Class of 2004, Bachelor's

I graduated from USC in May 2004, and now I work as a desk assistant at ABC in New York. Before that, I interned all the time (ABC, CBS, KABC, a small station in Tennessee) and worked for ATVN.


What are the top three skills journalism students should learn in college?:

1. Writing - I know everyone says it, but it’s true. No matter where you are, people will judge you by your writing skills. That doesn’t just apply to scripts, either. In big places, people are also looking at your e-mails and notes, and if those are poorly written, you might not get the chance to write scripts at all.
2. News judgement - Even as a desk assistant, I’m often the first person people contact to pitch stories to the network. If I think something’s not important and pass on it, and it’s something we would have actually covered, I’m the one who’ll take the blame. Likewise, if I’m constantly forwarding stories that we would never cover, I’ll lose the respect of my co-workers. You have to learn what’s important and what’s not to the organization you’re working for, whether it’s ATVN, a local station, or a network.
3. Multi-tasking - Working in news often means doing a lot of things at the same time, so you have to be able to do things quickly and correctly. Always know the status of your projects, because you never know when someone’s going to ask you for an update. And always make sure you do things right, no matter how big of a hurry you’re in. My favorite sign in the ATVN newsroom says “Fouling Negates Hustle.” Live by that sign.

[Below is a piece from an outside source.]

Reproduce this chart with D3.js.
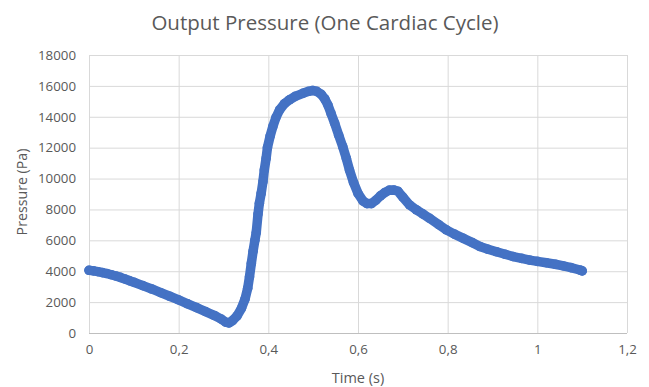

What were your duties at ATVN? :

Assignment Desk / Writer-Shooter-Editor / Producer

How did ATVN prepare you for your career?:

Producing at ATVN gave me a solid understanding of how all the elements of both individual stories and entire broadcasts come together. Having that experience made it much easier for me to adapt to working on the assignment desk here, a job that requires me to keep track of elements for both national and foreign stories. 

Everything - the hands-on experience I got at ATVN and internships, the journalism principles I learned in class, the people who mentored me - that whole background helps me now, and I’m sure it will help me in the future.

What is your advice to aspiring journalists?:

Make sure you love news before you commit to it. In this business, the hours are long and the pay can be crappy (especially at the beginning), so if you don’t love it, then it might not be for you. That said, if you do love it, never give up on doing what you really want to do. The road to the top may be long, but the payoff is worth it.

What should graduates keep in mind when negotiating their first job?:

Use your contacts! While you’re interning, make it a point to connect with the people around you, because those people can really help when you’re looking for your first job. Trust me, it’s much easier to get an interview when you have an introduction from a friend of the person you want to see.